Era frequente eu ir almoçar, aos domingos, a casa dos meus avós
paternos, que tinham a sua casa na rua de São Roque, a rua dos
espanhóis como os de fora chamavam aos seus habitantes, tal o
linguajar que eles usavam ente si. A forma de falar cantada
tornava-se-me difícil, ao princípio. Mas, com o hábito de ouvir, até
quase que era capaz de os imitar na perfeição. Confesso que muito do
que via e ouvia na Beira-mar, nos começos, me parecia, ainda criança,
muito estranho, por diferente. Mas era uma diferença que me encantava.
Vou dar-vos o exemplo dos almoços dominicais em casa do meu avô ti
Luís e da minha avó Guilhermina. Enquanto na casa da minha avó
Joaninha, na Glória, se comia na sala de jantar, numa mesa normal, com
cadeiras normais, toalha posta com pratos e talheres individuais, na
casa dos meus avós paternos comíamos na cozinha de terra batida,
cobertinha de junco fresco e bem cheiroso, sentados em mochos, assim
chamavam a uns banquinhos baixos, à volta de uma mesa também muito
baixa, onde, ao meio, se colocava a bacia, uma espécie de travessa
redonda e funda, onde o meu avô Luís ia arrumando o que tirava da
panela de três pés que permanecia no borralho da lareira ali mesmo ao
lado. E o que tirava da panela era uma espécie de cozido à portuguesa
onde abundava a carne branca, vulgo toucinho, a carne de vaca, os
enchidos, as batatas e as couves. Tudo era disposto em círculos,
consoante a sua natureza, as carnes já cortadas de forma adequada a
que cada um dos comensais tivesse acesso à sua dose de tudo o que lhe
cabia, sem estorvar o vizinho. Cada um de nós tinha direito a um
garfo. E chegava. A mim e ao meu tio Luís, irmão de meu pai, era-nos
dado um copo.
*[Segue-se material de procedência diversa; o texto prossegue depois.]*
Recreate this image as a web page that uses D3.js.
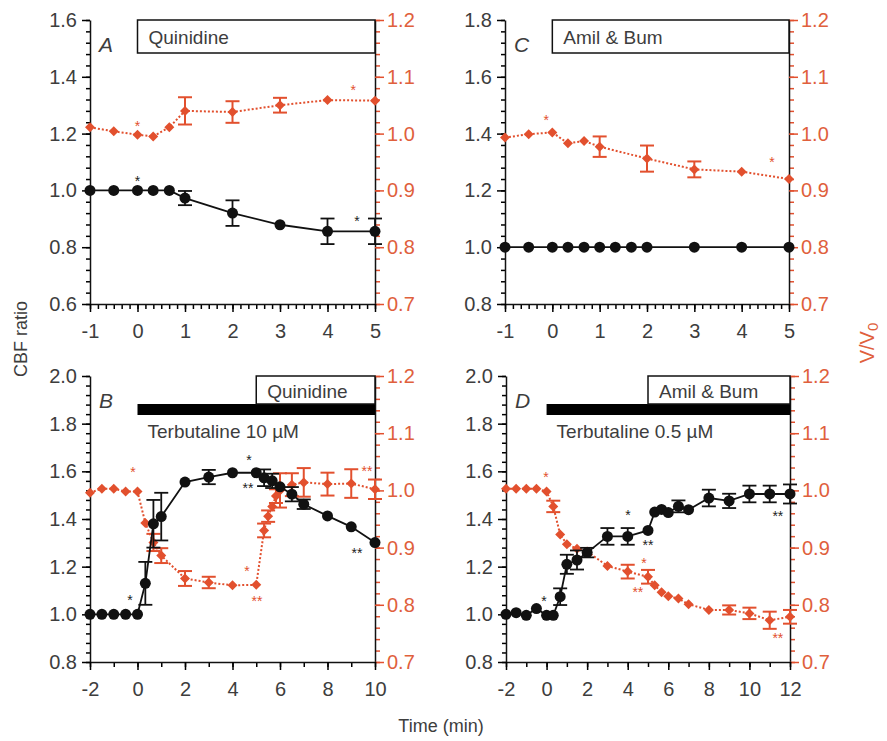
<!DOCTYPE html>
<html>
<head>
<meta charset="utf-8">
<script src="https://cdn.jsdelivr.net/npm/d3@7"></script>
<style>
  body { margin: 0; background: #fff; }
  text { font-family: "Liberation Sans", Arial, sans-serif; }
</style>
</head>
<body>
<script>
// ---- data ----
// panel A: quinidine
const timeA = [-1, -0.5, 0, 0.33, 0.67, 1, 2, 3, 4, 5];
const cbfA = [1.0, 1.0, 1.0, 1.0, 1.0, 0.973, 0.92, 0.879, 0.856, 0.856];
const cbfErrA = [0, 0, 0, 0, 0, 0.025, 0.045, 0, 0.045, 0.045];
const volA = [1.011, 1.004, 0.998, 0.995, 1.011, 1.04, 1.038, 1.05, 1.059, 1.058];
const volErrA = [0, 0, 0, 0, 0, 0.024, 0.019, 0.013, 0, 0];
const starsA = [
  { t: 0, v: 1.044, axis: "L", s: "*" },
  { t: 0, v: 1.019, axis: "R", s: "*" },
  { t: 4.54, v: 1.082, axis: "R", s: "*" },
  { t: 4.62, v: 0.903, axis: "L", s: "*" }
];

// panel C: amiloride & bumetanide
const timeCbfC = [-1, -0.5, 0, 0.33, 0.67, 1, 1.33, 1.67, 2, 3, 4, 5];
const cbfC = [1, 1, 1, 1, 1, 1, 1, 1, 1, 1, 1, 1];
const cbfErrC = [0, 0, 0, 0, 0, 0, 0, 0, 0, 0, 0, 0];
const timeVolC = [-1, -0.5, 0, 0.33, 0.67, 1, 2, 3, 4, 5];
const volC = [0.993, 0.999, 1.002, 0.983, 0.987, 0.977, 0.956, 0.937, 0.933, 0.92];
const volErrC = [0, 0, 0, 0, 0, 0.018, 0.023, 0.014, 0, 0];
const starsC = [
  { t: -0.13, v: 1.029, axis: "R", s: "*" },
  { t: 4.64, v: 0.955, axis: "R", s: "*" }
];

// panel B: terbutaline 10 uM then quinidine
const timeCbfB = [-2, -1.5, -1, -0.5, 0, 0.33, 0.67, 1, 2, 3, 4, 5, 5.33, 5.67, 6, 6.5, 7, 8, 9, 10];
const cbfB = [1, 1, 1, 1, 1, 1.13, 1.38, 1.41, 1.555, 1.576, 1.594, 1.594, 1.573, 1.56, 1.535, 1.504, 1.462, 1.413, 1.367, 1.301];
const cbfErrB = [0, 0, 0, 0, 0, 0.09, 0.1, 0.1, 0, 0.03, 0, 0, 0.035, 0.03, 0, 0.03, 0.02, 0, 0, 0];
const timeVolB = [-2, -1.5, -1, -0.5, 0, 0.33, 0.67, 1, 2, 3, 4, 5, 5.33, 5.5, 5.67, 5.83, 6, 6.5, 7, 8, 9, 10];
const volB = [0.996, 1.003, 1.003, 0.998, 0.998, 0.943, 0.909, 0.886, 0.846, 0.839, 0.834, 0.835, 0.93, 0.955, 0.972, 0.99, 1.0, 1.01, 1.014, 1.011, 1.012, 1.002];
const volErrB = [0, 0, 0, 0, 0, 0, 0.015, 0.013, 0.013, 0.01, 0, 0, 0.012, 0.01, 0, 0.012, 0.03, 0.02, 0.025, 0.02, 0.025, 0.017];
const starsB = [
  { t: -0.32, v: 1.073, axis: "L", s: "*" },
  { t: 4.69, v: 1.66, axis: "L", s: "*" },
  { t: 4.65, v: 1.543, axis: "L", s: "**" },
  { t: 9.24, v: 1.27, axis: "L", s: "**" },
  { t: -0.19, v: 1.037, axis: "R", s: "*" },
  { t: 4.61, v: 0.864, axis: "R", s: "*" },
  { t: 5.03, v: 0.812, axis: "R", s: "**" },
  { t: 9.66, v: 1.039, axis: "R", s: "**" }
];

// panel D: terbutaline 0.5 uM then amiloride & bumetanide
const timeCbfD = [-2, -1.5, -1, -0.5, 0, 0.33, 0.67, 1, 1.5, 2, 3, 4, 5, 5.33, 5.67, 6, 6.5, 7, 8, 9, 10, 11, 12];
const cbfD = [1.0, 1.007, 0.996, 1.024, 0.996, 0.996, 1.074, 1.21, 1.228, 1.259, 1.327, 1.327, 1.352, 1.429, 1.44, 1.427, 1.453, 1.439, 1.488, 1.476, 1.505, 1.505, 1.505];
const cbfErrD = [0, 0, 0, 0, 0, 0, 0.035, 0.04, 0.04, 0.02, 0.035, 0.035, 0, 0, 0, 0, 0.025, 0, 0.035, 0.03, 0.035, 0.035, 0.04];
const timeVolD = [-2, -1.5, -1, -0.5, 0, 0.33, 0.67, 1, 1.5, 2, 3, 4, 5, 5.33, 5.67, 6, 6.5, 7, 8, 9, 10, 11, 12];
const volD = [1.003, 1.003, 1.003, 1.003, 0.998, 0.972, 0.923, 0.906, 0.898, 0.893, 0.868, 0.858, 0.849, 0.834, 0.822, 0.815, 0.811, 0.801, 0.791, 0.791, 0.785, 0.773, 0.779];
const volErrD = [0, 0, 0, 0, 0, 0.01, 0, 0, 0, 0, 0, 0.012, 0.012, 0, 0, 0, 0, 0, 0, 0.008, 0.01, 0.015, 0.012];
const starsD = [
  { t: -0.13, v: 1.068, axis: "L", s: "*" },
  { t: 4.01, v: 1.429, axis: "L", s: "*" },
  { t: 5.0, v: 1.305, axis: "L", s: "**" },
  { t: 11.4, v: 1.425, axis: "L", s: "**" },
  { t: -0.03, v: 1.029, axis: "R", s: "*" },
  { t: 4.8, v: 0.878, axis: "R", s: "*" },
  { t: 4.5, v: 0.828, axis: "R", s: "**" },
  { t: 11.4, v: 0.747, axis: "R", s: "**" }
];

const rightDomain = [0.7, 1.2];

const RED = "#e2502e";
const RED_TEXT = "#e0603c";
const GREY = "#3d3d3d";

const svg = d3.select("body").append("svg")
  .attr("width", 887)
  .attr("height", 741);

function steps(lo, hi, step) {
  const n = Math.round((hi - lo) / step);
  return d3.range(n + 1).map(i => +(lo + i * step).toFixed(4));
}

function drawPanel(p) {
  const g = svg.append("g");
  const x = d3.scaleLinear().domain(p.xDom).range([p.x0, p.x1]);
  const yL = d3.scaleLinear().domain(p.lDom).range([p.y1, p.y0]);
  const yR = d3.scaleLinear().domain(rightDomain).range([p.y1, p.y0]);

  // left axis
  g.append("g").attr("transform", `translate(${p.x0},0)`)
    .call(d3.axisLeft(yL).tickValues(steps(p.lDom[0], p.lDom[1], 0.04)).tickSize(4).tickFormat(""))
    .call(a => a.select(".domain").remove());
  g.append("g").attr("transform", `translate(${p.x0},0)`)
    .call(d3.axisLeft(yL).tickValues(steps(p.lDom[0], p.lDom[1], 0.2)).tickSize(8).tickSizeOuter(0).tickPadding(5).tickFormat(d3.format(".1f")))
    .call(a => a.selectAll("text").attr("fill", GREY).style("font-size", "20px"));

  // right axis (red ticks, black line)
  g.append("g").attr("transform", `translate(${p.x1},0)`)
    .call(d3.axisRight(yR).tickValues(steps(0.7, 1.2, 0.02)).tickSize(5).tickFormat(""))
    .call(a => a.select(".domain").remove())
    .call(a => a.selectAll("line").attr("stroke", RED).attr("stroke-width", 1.5));
  g.append("g").attr("transform", `translate(${p.x1},0)`)
    .call(d3.axisRight(yR).tickValues(steps(0.7, 1.2, 0.1)).tickSize(9).tickSizeOuter(0).tickPadding(3).tickFormat(d3.format(".1f")))
    .call(a => a.selectAll("line").attr("stroke", RED).attr("stroke-width", 1.5))
    .call(a => a.selectAll("text").attr("fill", RED_TEXT).style("font-size", "20px"));

  // bottom axis
  g.append("g").attr("transform", `translate(0,${p.y1})`)
    .call(d3.axisBottom(x).tickValues(steps(p.xDom[0], p.xDom[1], p.xMinor)).tickSize(5).tickFormat(""))
    .call(a => a.select(".domain").remove());
  g.append("g").attr("transform", `translate(0,${p.y1})`)
    .call(d3.axisBottom(x).tickValues(steps(p.xDom[0], p.xDom[1], p.xMajor)).tickSize(8).tickSizeOuter(0).tickPadding(12).tickFormat(d => String(d)))
    .call(a => a.selectAll("text").attr("fill", GREY).style("font-size", "20px"));

  g.selectAll(".domain").attr("stroke", "#111").attr("stroke-width", 1.5);
  g.selectAll(".tick line").attr("stroke-width", 1.5);

  // treatment boxes
  if (p.terb) {
    g.append("rect")
      .attr("x", x(0)).attr("y", p.y0 + 28)
      .attr("width", x(p.xDom[1]) - x(0)).attr("height", 11)
      .attr("fill", "#000");
    g.append("text").attr("x", x(0) + 10).attr("y", p.y0 + 62)
      .attr("fill", GREY).style("font-size", "19px").text(p.terb);
  }
  g.append("rect")
    .attr("x", x(p.drugStart)).attr("y", p.y0)
    .attr("width", x(p.xDom[1]) - x(p.drugStart)).attr("height", p.terb ? 28 : 33)
    .attr("fill", "#fff").attr("stroke", "#111").attr("stroke-width", 1.5);
  g.append("text").attr("x", x(p.drugStart) + 11).attr("y", p.y0 + (p.terb ? 22 : 24))
    .attr("fill", GREY).style("font-size", "19px").text(p.drug);

  g.append("text").attr("x", p.x0 + 9).attr("y", p.y0 + 32)
    .attr("fill", GREY).style("font-size", "21px").style("font-style", "italic").text(p.letter);

  // V/V0 series
  const vol = d3.zip(p.volT, p.vol, p.volErr).map(([t, v, e]) => ({ t, v, e }));
  const cbf = d3.zip(p.cbfT, p.cbf, p.cbfErr).map(([t, v, e]) => ({ t, v, e }));

  g.append("path").datum(vol)
    .attr("fill", "none").attr("stroke", RED).attr("stroke-width", 2)
    .attr("stroke-dasharray", "2,2")
    .attr("d", d3.line().x(d => x(d.t)).y(d => yR(d.v)));
  const ve = g.append("g").attr("stroke", RED).attr("stroke-width", 2)
    .selectAll("g").data(vol.filter(d => d.e > 0)).join("g");
  ve.append("line").attr("x1", d => x(d.t)).attr("x2", d => x(d.t))
    .attr("y1", d => yR(d.v - d.e)).attr("y2", d => yR(d.v + d.e));
  ve.append("line").attr("x1", d => x(d.t) - 7).attr("x2", d => x(d.t) + 7)
    .attr("y1", d => yR(d.v - d.e)).attr("y2", d => yR(d.v - d.e));
  ve.append("line").attr("x1", d => x(d.t) - 7).attr("x2", d => x(d.t) + 7)
    .attr("y1", d => yR(d.v + d.e)).attr("y2", d => yR(d.v + d.e));
  g.append("g").selectAll("path").data(vol).join("path")
    .attr("d", d3.symbol(d3.symbolSquare, 50))
    .attr("transform", d => `translate(${x(d.t)},${yR(d.v)}) rotate(45)`)
    .attr("fill", RED);

  // CBF series
  g.append("path").datum(cbf)
    .attr("fill", "none").attr("stroke", "#111").attr("stroke-width", 1.8)
    .attr("d", d3.line().x(d => x(d.t)).y(d => yL(d.v)));
  const ce = g.append("g").attr("stroke", "#111").attr("stroke-width", 1.8)
    .selectAll("g").data(cbf.filter(d => d.e > 0)).join("g");
  ce.append("line").attr("x1", d => x(d.t)).attr("x2", d => x(d.t))
    .attr("y1", d => yL(d.v - d.e)).attr("y2", d => yL(d.v + d.e));
  ce.append("line").attr("x1", d => x(d.t) - 7).attr("x2", d => x(d.t) + 7)
    .attr("y1", d => yL(d.v - d.e)).attr("y2", d => yL(d.v - d.e));
  ce.append("line").attr("x1", d => x(d.t) - 7).attr("x2", d => x(d.t) + 7)
    .attr("y1", d => yL(d.v + d.e)).attr("y2", d => yL(d.v + d.e));
  g.append("g").selectAll("circle").data(cbf).join("circle")
    .attr("cx", d => x(d.t)).attr("cy", d => yL(d.v)).attr("r", 5.5)
    .attr("fill", "#111");

  // significance marks
  g.append("g").selectAll("text").data(p.stars).join("text")
    .attr("x", d => x(d.t))
    .attr("y", d => (d.axis === "L" ? yL(d.v) : yR(d.v)) + 8)
    .attr("text-anchor", "middle")
    .attr("fill", d => d.axis === "L" ? "#222" : RED)
    .style("font-size", "14px")
    .text(d => d.s);
}

drawPanel({
  letter: "A", drug: "Quinidine", drugStart: 0,
  x0: 90, x1: 375, y0: 20, y1: 304,
  xDom: [-1, 5], xMajor: 1, xMinor: 1 / 6, lDom: [0.6, 1.6],
  cbfT: timeA, cbf: cbfA, cbfErr: cbfErrA,
  volT: timeA, vol: volA, volErr: volErrA, stars: starsA
});
drawPanel({
  letter: "C", drug: "Amil & Bum", drugStart: 0,
  x0: 505, x1: 789, y0: 20, y1: 304,
  xDom: [-1, 5], xMajor: 1, xMinor: 1 / 6, lDom: [0.8, 1.8],
  cbfT: timeCbfC, cbf: cbfC, cbfErr: cbfErrC,
  volT: timeVolC, vol: volC, volErr: volErrC, stars: starsC
});
drawPanel({
  letter: "B", drug: "Quinidine", drugStart: 5, terb: "Terbutaline 10 µM",
  x0: 90, x1: 375, y0: 376, y1: 662,
  xDom: [-2, 10], xMajor: 2, xMinor: 1, lDom: [0.8, 2.0],
  cbfT: timeCbfB, cbf: cbfB, cbfErr: cbfErrB,
  volT: timeVolB, vol: volB, volErr: volErrB, stars: starsB
});
drawPanel({
  letter: "D", drug: "Amil & Bum", drugStart: 5, terb: "Terbutaline 0.5 µM",
  x0: 506, x1: 790, y0: 376, y1: 662,
  xDom: [-2, 12], xMajor: 2, xMinor: 1, lDom: [0.8, 2.0],
  cbfT: timeCbfD, cbf: cbfD, cbfErr: cbfErrD,
  volT: timeVolD, vol: volD, volErr: volErrD, stars: starsD
});

// axis titles
svg.append("text")
  .attr("transform", "translate(27,339) rotate(-90)")
  .attr("text-anchor", "middle").attr("fill", GREY)
  .style("font-size", "18px").text("CBF ratio");

const vt = svg.append("text")
  .attr("transform", "translate(874,343) rotate(-90)")
  .attr("text-anchor", "middle").attr("fill", RED_TEXT)
  .style("font-size", "20px");
vt.append("tspan").text("V/V");
vt.append("tspan").attr("dy", 4).style("font-size", "15px").text("0");

svg.append("text")
  .attr("x", 441).attr("y", 732)
  .attr("text-anchor", "middle").attr("fill", GREY)
  .style("font-size", "18px").text("Time (min)");
</script>
</body>
</html>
Eu bebia água; o meu tio, já homem feito, bebia vinho
tinto. Os meus avós, sentados um ao lado do outro, tinham no seu meio
um pequeno garrafão empalhado, com vinho que dava para os dois. Sempre
que qualquer dos avós levava o pequeno garrafão à boca, todos paravam
de retirar comida da bacia. Um dia, enchi-me de coragem e perguntei
porque se parava sempre que qualquer dos avós bebia o seu trago de
tinto. Que era para que nenhum de nós se aproveitasse da paragem de
quem bebia para comer mais durante a pausa. Equidade plena, pensei eu.
Mais equidade do que esta garanto, ainda hoje, que não pode haver.